The future food industry in advanced economies like the US and Europe will be based on diversity, Barber projected. Regional networks of farmers, plant breeders, processors, millers, maltsters and distributors will operate in their localities, working together to maximize ecology, economy and flavor.





Soil-supporting crops like buckwheat, rye, barley and legumes will be popular across advanced industrialized societies, he predicted.

“We’re at an interesting inflection point, where people’s tastes and preferences are ahead of the big food system’s ability to deliver,” he said. “That’s a source of enormous opportunities for creating jobs and nurturing entrepreneurship. We need to think about how to scale up these ideas and raise the threshold for flavor and nutrition.”

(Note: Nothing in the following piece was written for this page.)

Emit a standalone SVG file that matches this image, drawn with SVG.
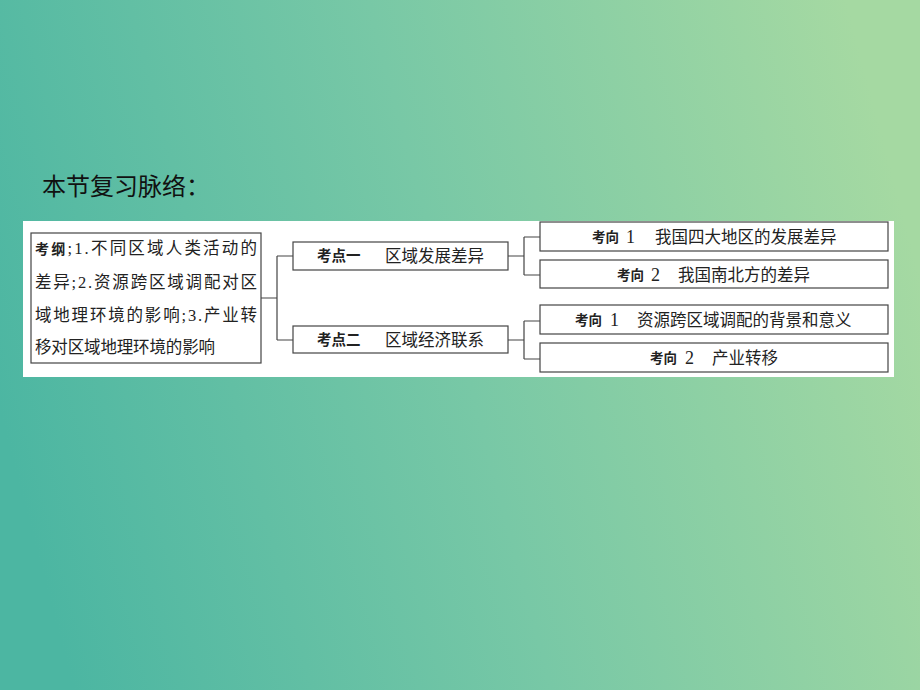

Barber’s book combines wisdom gleaned from his 10-year tour of the globe. In Spain’s southern “dehesa” -- a multifunctional agro-sylvo-pastoral system and cultural landscape -- he explores the time-honored tradition of producing olives, acorns, cork, wool and jamon iberico, a type of cured ham. Off the Straits of Gibraltar, he recounts age-old practices of aquaculture and tuna-fishing.

Regarding his experience in Asia, Barber highlighted the region’s “incredibly rich micro cuisines” incorporating rice, legumes, vegetables and lesser cuts of meat.

“There’s an enormous amount to learn from these food cultures,” he said “And I think collectively we should be challenging ourselves to think about how to apply new technologies and tools -- from plant breeding to soil science and culinary techniques -- to improve these systems.”